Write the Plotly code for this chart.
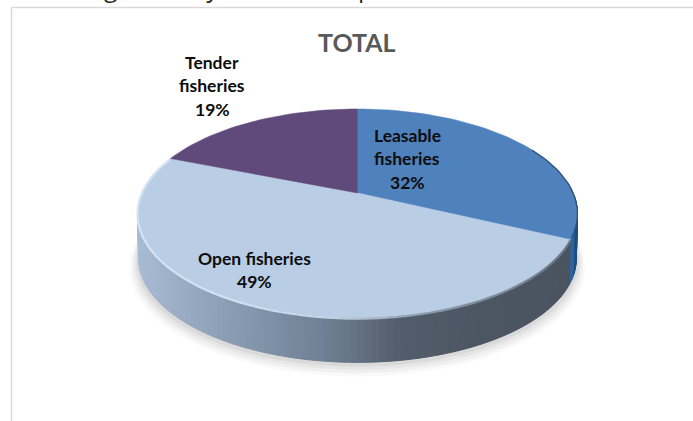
import math
import plotly.graph_objects as go

# ---- data ----
categories = ["Leasable fisheries", "Open fisheries", "Tender fisheries"]
values = [32, 49, 19]
label_lines = [["Leasable", "fisheries"], ["Open fisheries"], ["Tender", "fisheries"]]
title_text = "TOTAL"
cut_off_text = "states together, by, and 79 in open fisheries"

# ---- style ----
top_colors = ["#4f81bd", "#b9cde5", "#604a7b"]
label_pos = [(407, 135), (254, 258), (212, 62)]
LABEL_STEP = 23.5
CX, CY = 357.5, 193
B, A, K = 215.7, 100.5, 0.196
DEPTH = 45


def project(deg, drop=0.0, grow=1.0):
    t = math.radians(deg)
    u, v = math.sin(t), math.cos(t)
    w = 1 + K * v
    return CX + grow * B * u / w, CY - grow * A * v / w + drop


def lerp_hex(stops, x):
    if x <= stops[0][0]:
        return stops[0][1]
    for (x0, c0), (x1, c1) in zip(stops, stops[1:]):
        if x <= x1:
            f = (x - x0) / (x1 - x0)
            a = [int(c0[i:i + 2], 16) for i in (1, 3, 5)]
            b = [int(c1[i:i + 2], 16) for i in (1, 3, 5)]
            return "#%02x%02x%02x" % tuple(round(p + (q - p) * f) for p, q in zip(a, b))
    return stops[-1][1]


side_stops = [(135, "#a9bcd3"), (180, "#9aadc4"), (250, "#8396ac"), (330, "#6e7e92"),
              (400, "#525d6b"), (480, "#4c5562"), (575, "#4a5461")]
rim_stops = [(135, "#d6e4f4"), (230, "#d3e1f1"), (330, "#c4d4e7"), (420, "#8f9db0"),
             (570, "#6c7887")]

fig = go.Figure()


def poly(xs, ys, color, opacity=1.0, lw=0.0):
    fig.add_trace(go.Scatter(x=xs, y=ys, mode="lines", fill="toself", fillcolor=color,
                             opacity=opacity, hoverinfo="skip",
                             line=dict(color=color, width=lw)))


# soft ground shadow
for grow, drop, op in [(1.035, DEPTH + 9, 0.05), (1.025, DEPTH + 7, 0.07),
                       (1.015, DEPTH + 5, 0.09), (1.006, DEPTH + 3, 0.12)]:
    pts = [project(d, drop, grow) for d in range(0, 361, 3)]
    poly([p[0] for p in pts], [p[1] for p in pts], "#808080", op)

# slice boundaries from the values
total = sum(values)
bounds = [0]
for v in values:
    bounds.append(bounds[-1] + 360 * v / total)

# side wall, in narrow strips
STEP = 1.5
d = 84.0
while d < 282:
    mid = d + STEP / 2
    x_mid = project(mid)[0]
    if mid < bounds[1]:
        col = "#1f4e82" if x_mid > 574 else "#2f639c"
    else:
        col = lerp_hex(side_stops, x_mid)
    a0, a1 = project(d), project(d + STEP)
    b0, b1 = project(d, DEPTH, 0.995), project(d + STEP, DEPTH, 0.995)
    poly([a0[0], a1[0], b1[0], b0[0], a0[0]], [a0[1], a1[1], b1[1], b0[1], a0[1]], col, lw=1)
    d += STEP

# top face slices
for i, col in enumerate(top_colors):
    n = max(2, int((bounds[i + 1] - bounds[i]) / 2))
    pts = [(CX, CY)] + [project(bounds[i] + (bounds[i + 1] - bounds[i]) * j / n) for j in range(n + 1)] + [(CX, CY)]
    poly([p[0] for p in pts], [p[1] for p in pts], col, lw=0.5)

# bevel highlight along the open-fisheries rim
d = bounds[1]
while d < bounds[2] - 1:
    p, q = project(d, 0.6), project(d + 2, 0.6)
    fig.add_trace(go.Scatter(x=[p[0], q[0]], y=[p[1], q[1]], mode="lines", hoverinfo="skip",
                             line=dict(color=lerp_hex(rim_stops, (p[0] + q[0]) / 2), width=2.2)))
    d += 2

# thin dark edge around the leasable rim
pts = [project(bounds[0] + j, 0.2) for j in range(62, int(bounds[1]) + 1, 2)]
fig.add_trace(go.Scatter(x=[p[0] for p in pts], y=[p[1] for p in pts], mode="lines",
                         hoverinfo="skip", line=dict(color="#2c5079", width=1.2)))

annotations = []
for lines, val, (lx, ly) in zip(label_lines, values, label_pos):
    for j, txt in enumerate(lines + [f"{val}%"]):
        annotations.append(dict(x=lx, y=ly + j * LABEL_STEP, xref="x", yref="y", text=txt,
                                showarrow=False, xanchor="center", yanchor="middle",
                                font=dict(family="Lato", size=17.5, color="#0d0d0d", weight="bold")))
annotations.append(dict(x=357, y=42, xref="x", yref="y", text=title_text, showarrow=False,
                        xanchor="center", yanchor="middle",
                        font=dict(family="Lato", size=25, color="#595959", weight="bold")))
annotations.append(dict(x=5, y=5.5, xref="x", yref="y", text=cut_off_text, showarrow=False,
                        xanchor="left", yanchor="bottom", borderpad=0,
                        font=dict(family="Open Sans", size=24.5, color="#262626")))

fig.update_layout(
    width=693, height=421, margin=dict(l=0, r=0, t=0, b=0),
    paper_bgcolor="white", plot_bgcolor="white", showlegend=False,
    xaxis=dict(range=[0, 693], visible=False, fixedrange=True),
    yaxis=dict(range=[421, 0], visible=False, fixedrange=True),
    annotations=annotations,
    shapes=[
        dict(type="line", xref="x", yref="y", x0=11.5, x1=693, y0=7.5, y1=7.5,
             line=dict(color="#d9d9d9", width=1.5)),
        dict(type="line", xref="x", yref="y", x0=11.5, x1=11.5, y0=7.5, y1=421,
             line=dict(color="#d9d9d9", width=1.5)),
    ],
)
fig.write_html("out.html", config={"displayModeBar": False},
               post_script="document.body.style.margin='0';document.body.style.overflow='hidden';")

_WHAT IS ASKED:_ Copy exactly the lines running from the beginning of the listing through the line that has "return CX +". Drop the pictures.

_SOLUTION TO THIS PROBLEM:_
Write the Plotly code for this chart.
import math
import plotly.graph_objects as go

# ---- data ----
categories = ["Leasable fisheries", "Open fisheries", "Tender fisheries"]
values = [32, 49, 19]
label_lines = [["Leasable", "fisheries"], ["Open fisheries"], ["Tender", "fisheries"]]
title_text = "TOTAL"
cut_off_text = "states together, by, and 79 in open fisheries"

# ---- style ----
top_colors = ["#4f81bd", "#b9cde5", "#604a7b"]
label_pos = [(407, 135), (254, 258), (212, 62)]
LABEL_STEP = 23.5
CX, CY = 357.5, 193
B, A, K = 215.7, 100.5, 0.196
DEPTH = 45


def project(deg, drop=0.0, grow=1.0):
    t = math.radians(deg)
    u, v = math.sin(t), math.cos(t)
    w = 1 + K * v
    return CX + grow * B * u / w, CY - grow * A * v / w + drop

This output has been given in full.